Researcher highlights the troubled North Caucasus and Tatarstan

Foreign Policy Institute researcher Zavadskaya would draw attention to the North Caucasus region. Its population is a patchwork of ethnic groups. People there have a strong sense of their national identity, she says.

Zavadskaya also highlights Tatarstan, which is rich in natural resources. Most of the four million Tatars in Tatarstan are of Turkic origin.

Tatarstan voted for the sovereignty of the region in 1992, with more than 60% of the vote. A large proportion of Tatars then interpreted the vote as a declaration of independence. However, Russia did not welcome the region's independence.

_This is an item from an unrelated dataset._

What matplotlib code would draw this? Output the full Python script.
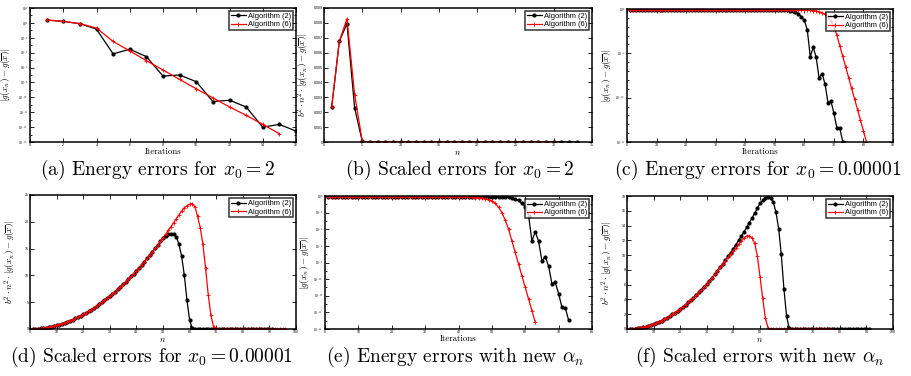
import numpy as np
import matplotlib
matplotlib.use("Agg")
import matplotlib.pyplot as plt
from matplotlib.ticker import FixedLocator, FuncFormatter, MultipleLocator, NullFormatter

plt.rcParams['mathtext.fontset'] = 'cm'
plt.rcParams['font.family'] = ['Liberation Sans', 'DejaVu Sans']

LABEL_ALG2 = 'Algorithm (2)'
LABEL_ALG6 = 'Algorithm (6)'

# ---------------- data ----------------
# (a) energy errors, x0 = 2
energy_a_alg2 = [2.4, 1.58, 0.79, 0.145, 6.8e-5, 2.9e-4, 2.95e-5, 7.2e-8, 1.0e-7,
                 1.26e-8, 2.7e-11, 4.1e-11, 5.1e-12, 1.0e-14, 2.3e-14, 2.95e-15]
energy_a_alg6 = [2.5, 1.58, 0.79, 0.20, 3.2e-3, 1.7e-4, 8.5e-6, 4.7e-7, 2.5e-8,
                 1.4e-9, 8.5e-11, 5.1e-12, 3.9e-13, 2.3e-14, 1.3e-15]

# (b) scaled errors, x0 = 2
scaled_b_alg2 = [0.00233, 0.00676, 0.00795, 0.00228, 0.00004,
                 0.0, 0.0, 0.0, 0.0, 0.0, 0.0, 0.0, 0.0, 0.0, 0.0,
                 0.0, 0.0, 0.0, 0.0, 0.0, 0.0, 0.0, 0.0, 0.0, 0.0,
                 0.0, 0.0, 0.0, 0.0, 0.0, 0.0, 0.0, 0.0]
scaled_b_alg6 = [0.00233, 0.00676, 0.00828, 0.00318, 0.00004,
                 0.0, 0.0, 0.0, 0.0, 0.0, 0.0, 0.0, 0.0, 0.0, 0.0,
                 0.0, 0.0, 0.0, 0.0, 0.0, 0.0, 0.0, 0.0, 0.0, 0.0,
                 0.0, 0.0, 0.0, 0.0, 0.0]

# plateau of the energy error for x0 = 0.00001
energy_plateau = [0.77, 0.77, 0.77, 0.77, 0.77, 0.77, 0.77, 0.77, 0.77, 0.77,
                  0.77, 0.77, 0.77, 0.77, 0.77, 0.77, 0.77, 0.77, 0.77, 0.77,
                  0.77, 0.77, 0.77, 0.77, 0.77, 0.77, 0.77, 0.77, 0.77, 0.77,
                  0.77, 0.77, 0.77, 0.77, 0.77, 0.77, 0.77, 0.77, 0.77, 0.77,
                  0.77, 0.77, 0.77, 0.77, 0.77, 0.77, 0.77, 0.77, 0.77, 0.77,
                  0.77, 0.77, 0.77, 0.77, 0.77, 0.77, 0.77, 0.77, 0.77, 0.77]

# (c)/(e) Algorithm (2), x0 = 0.00001
energy_alg2_tail = [0.76, 0.75, 0.73, 0.71, 0.67, 0.59, 0.46, 0.29, 0.13, 0.052,
                    4.5e-3, 4.0e-6, 5.0e-5, 3.5e-6, 1.6e-8, 5.0e-8, 3.5e-9, 2.8e-11,
                    4.0e-11, 1.8e-12, 4.0e-14, 3.5e-14, 1.1e-15]
energy_c_alg2 = energy_plateau[:50] + energy_alg2_tail
# (c) Algorithm (6)
energy_c_alg6 = energy_plateau[:60] + [0.75, 0.72, 0.67, 0.61, 0.51, 0.39, 0.25, 0.13, 0.05,
                                       1.1e-2, 1.1e-3, 7.1e-5, 4.5e-6, 2.8e-7, 1.8e-8, 1.1e-9,
                                       7.1e-11, 4.5e-12, 2.8e-13, 1.8e-14, 1.1e-15]
# (e) new alpha_n
energy_e_alg2 = energy_c_alg2
energy_e_alg6 = energy_plateau[:40] + [0.75, 0.73, 0.72, 0.69, 0.66, 0.61, 0.55, 0.47, 0.36,
                                       0.24, 0.126, 0.045, 0.01, 1.26e-3, 1.0e-4, 4.0e-6, 1.6e-7,
                                       6.3e-9, 2.5e-10, 1.0e-11, 4.0e-13, 1.6e-14, 6.3e-16]

# scaled errors, common rising part (n = 1..50)
scaled_common = [0.01, 0.03, 0.06, 0.11, 0.17, 0.24, 0.33, 0.44, 0.55, 0.68,
                 0.82, 0.98, 1.15, 1.33, 1.53, 1.74, 1.97, 2.20, 2.45, 2.72,
                 3.00, 3.29, 3.60, 3.92, 4.25, 4.60, 4.96, 5.33, 5.72, 6.12,
                 6.53, 6.96, 7.41, 7.86, 8.33, 8.81, 9.31, 9.82, 10.34, 10.88,
                 11.43, 12.00, 12.57, 13.16, 13.77, 14.39, 15.02, 15.67, 16.33, 17.00]
scaled_zeros = [0.0, 0.0, 0.0, 0.0, 0.0, 0.0, 0.0, 0.0, 0.0, 0.0,
                0.0, 0.0, 0.0, 0.0, 0.0, 0.0, 0.0, 0.0, 0.0, 0.0,
                0.0, 0.0, 0.0, 0.0, 0.0, 0.0, 0.0, 0.0, 0.0]

scaled_alg2 = scaled_common + [17.40, 17.70, 17.80, 17.70, 17.20, 15.80, 13.60, 10.10,
                               5.40, 1.70, 0.10, 0.002] + scaled_zeros[:29]
scaled_d_alg6 = scaled_common + [17.69, 18.39, 19.10, 19.83, 20.57, 21.30, 22.00, 22.60,
                                 23.00, 23.30, 23.40, 22.80, 21.00, 18.90, 15.80, 11.40,
                                 6.40, 2.60, 0.40, 0.05] + scaled_zeros[:26]
scaled_f_alg6 = scaled_common[:36] + [9.25, 9.70, 10.15, 10.60, 11.00, 11.45, 11.90, 12.30,
                                      12.60, 12.60, 12.35, 11.60, 9.90, 7.10, 4.20, 1.50,
                                      0.15, 0.01] + scaled_zeros[:23]

captions = [r'(a) Energy errors for $x_0 = 2$',
            r'(b) Scaled errors for $x_0 = 2$',
            r'(c) Energy errors for $x_0 = 0.00001$',
            r'(d) Scaled errors for $x_0 = 0.00001$',
            r'(e) Energy errors with new $\alpha_n$',
            r'(f) Scaled errors with new $\alpha_n$']

ENERGY_LABEL = r'$|g(x_n) - g(\overline{x})|$'
SCALED_LABEL = r'$b^2 \cdot n^2 \cdot |g(x_n) - g(\overline{x})|$'

# ---------------- figure ----------------
W, H = 912, 376
fig = plt.figure(figsize=(W / 100, H / 100), dpi=100)


def add_ax(l, t, r, b):
    return fig.add_axes([l / W, 1 - b / H, (r - l) / W, (b - t) / H])


TICK_FS = 2.6


def decorate(ax, xlabel, ylabel, ylabx):
    for s in ax.spines.values():
        s.set_linewidth(1.1)
    ax.tick_params(which='both', direction='in', top=True, right=True,
                   labelsize=TICK_FS, pad=1.0, width=0.6)
    ax.tick_params(which='major', length=2.6)
    ax.tick_params(which='minor', length=1.4)
    if xlabel == 'Iterations':
        ax.set_xlabel(xlabel, fontsize=6.3, family='cmr10', labelpad=0.4)
    else:
        ax.set_xlabel(xlabel, fontsize=6.3, labelpad=0.2)
    ax.set_ylabel(ylabel, fontsize=6.6)
    ax.yaxis.set_label_coords(ylabx, 0.5)
    leg = ax.legend(loc='upper right', fontsize=5.4, frameon=True, fancybox=False,
                    borderpad=0.25, handlelength=2.0, handletextpad=0.3,
                    labelspacing=0.15, borderaxespad=0.4)
    leg.get_frame().set_edgecolor('black')
    leg.get_frame().set_linewidth(1.1)


def draw(ax, y2, y6):
    n2 = np.arange(1, len(y2) + 1)
    n6 = np.arange(1, len(y6) + 1)
    ax.plot(n2, y2, color='black', lw=0.9, marker='o', ms=2.0, label=LABEL_ALG2)
    ax.plot(n6, y6, color='red', lw=0.9, marker='+', ms=2.3, mew=0.6, label=LABEL_ALG6)


def log_ticks(ax, lo, hi, step):
    major = 10.0 ** np.arange(lo, hi + 1, step)
    minor = [10.0 ** e for e in range(lo, hi + 1) if (e - lo) % step != 0]
    ax.yaxis.set_major_locator(FixedLocator(major))
    ax.yaxis.set_minor_locator(FixedLocator(minor))
    ax.yaxis.set_major_formatter(FuncFormatter(lambda v, p: r'$10^{%d}$' % round(np.log10(v))))
    ax.yaxis.set_minor_formatter(NullFormatter())


def lin_fmt(v, p):
    if abs(v) < 1e-12:
        return '0'
    if abs(v - round(v)) < 1e-9:
        return '%d' % round(v)
    return ('%.3f' % v).rstrip('0')


# (a)
axA = add_ax(30, 8, 296, 142)
draw(axA, energy_a_alg2, energy_a_alg6)
axA.set_yscale('log')
axA.set_xlim(0, 16)
axA.set_ylim(1e-16, 1e2)
axA.xaxis.set_major_locator(MultipleLocator(2))
log_ticks(axA, -16, 2, 2)
decorate(axA, 'Iterations', ENERGY_LABEL, -0.068)

# (b)
axB = add_ax(324, 8, 592, 142)
draw(axB, scaled_b_alg2, scaled_b_alg6)
axB.set_xlim(0, 35)
axB.set_ylim(0, 0.009)
axB.xaxis.set_major_locator(MultipleLocator(5))
axB.yaxis.set_major_locator(MultipleLocator(0.001))
axB.yaxis.set_major_formatter(FuncFormatter(lin_fmt))
decorate(axB, r'$n$', SCALED_LABEL, -0.05)

# (c)
axC = add_ax(627, 9, 893, 142)
draw(axC, energy_c_alg2, energy_c_alg6)
axC.set_yscale('log')
axC.set_xlim(0, 90)
axC.set_ylim(1e-15, 1e0)
axC.xaxis.set_major_locator(MultipleLocator(10))
log_ticks(axC, -15, 0, 5)
decorate(axC, 'Iterations', ENERGY_LABEL, -0.052)

# (d)
axD = add_ax(30, 195, 296, 329)
draw(axD, scaled_alg2, scaled_d_alg6)
axD.set_xlim(0, 100)
axD.set_ylim(0, 25)
axD.xaxis.set_major_locator(MultipleLocator(10))
axD.yaxis.set_major_locator(MultipleLocator(5))
axD.yaxis.set_major_formatter(FuncFormatter(lin_fmt))
decorate(axD, r'$n$', SCALED_LABEL, -0.045)

# (e)
axE = add_ax(325, 196, 592, 329)
draw(axE, energy_e_alg2, energy_e_alg6)
axE.set_yscale('log')
axE.set_xlim(0, 80)
axE.set_ylim(1e-16, 1e0)
axE.xaxis.set_major_locator(MultipleLocator(10))
log_ticks(axE, -16, 0, 2)
decorate(axE, 'Iterations', ENERGY_LABEL, -0.052)

# (f)
axF = add_ax(627, 196, 893, 329)
draw(axF, scaled_alg2, scaled_f_alg6)
axF.set_xlim(0, 100)
axF.set_ylim(0, 18)
axF.xaxis.set_major_locator(MultipleLocator(10))
axF.yaxis.set_major_locator(MultipleLocator(2))
axF.yaxis.set_major_formatter(FuncFormatter(lin_fmt))
decorate(axF, r'$n$', SCALED_LABEL, -0.045)

for ax in (axA, axB, axC, axD, axE, axF):
    ax.xaxis.set_major_formatter(FuncFormatter(lin_fmt))

caption_pos = [(157, 170), (460, 170), (758, 170), (152, 357), (455, 357), (760, 357)]
for (cx, cy), txt in zip(caption_pos, captions):
    fig.text(cx / W, 1 - cy / H, txt, ha='center', va='center', fontsize=14.0, family='cmr10')

fig.savefig('out.png', dpi=100)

Today, independent Tatarstan is led by the exiled Rafis Kashapov. He fled to Ukraine after serving a three-year prison sentence in Russia. He had criticised the invasion of Crimea in 2014.

Kashapov tells Yle in an email that his movement is already preparing for Tatarstan's independence.

  • Our soldiers who served in the Soviet Union and Russia are already training in Turkey and Kazakhstan," Kashapov writes.

In Kashapov's view, the West pays too much attention to opposition politicians like Navalny, Kasparov and Khodorskovsky.

  • They are imperialists. When Russia sent troops to Georgia, Syria and Ukraine, none of them condemned the military invasion. That means that if they come to power, they will continue Putin's policies," Kashapov argues.

Kashapov and Kuznetsov, who are planning new states for Russia, say that the goal of independence will only succeed if all indigenous peoples pull together.

  • Until the criminal empire collapses, we will not be able to create our own independent state," Kashapov said in an email.

Zavadskaya of the Foreign Policy Institute is of the same opinion.

  • Most activists live in exile abroad and have little ability to influence Russia's development.

Zavadskaya points out that the break-up of Russia would be an unpredictable process.

  • It is worth being careful what you wish for. No empire has broken up peacefully.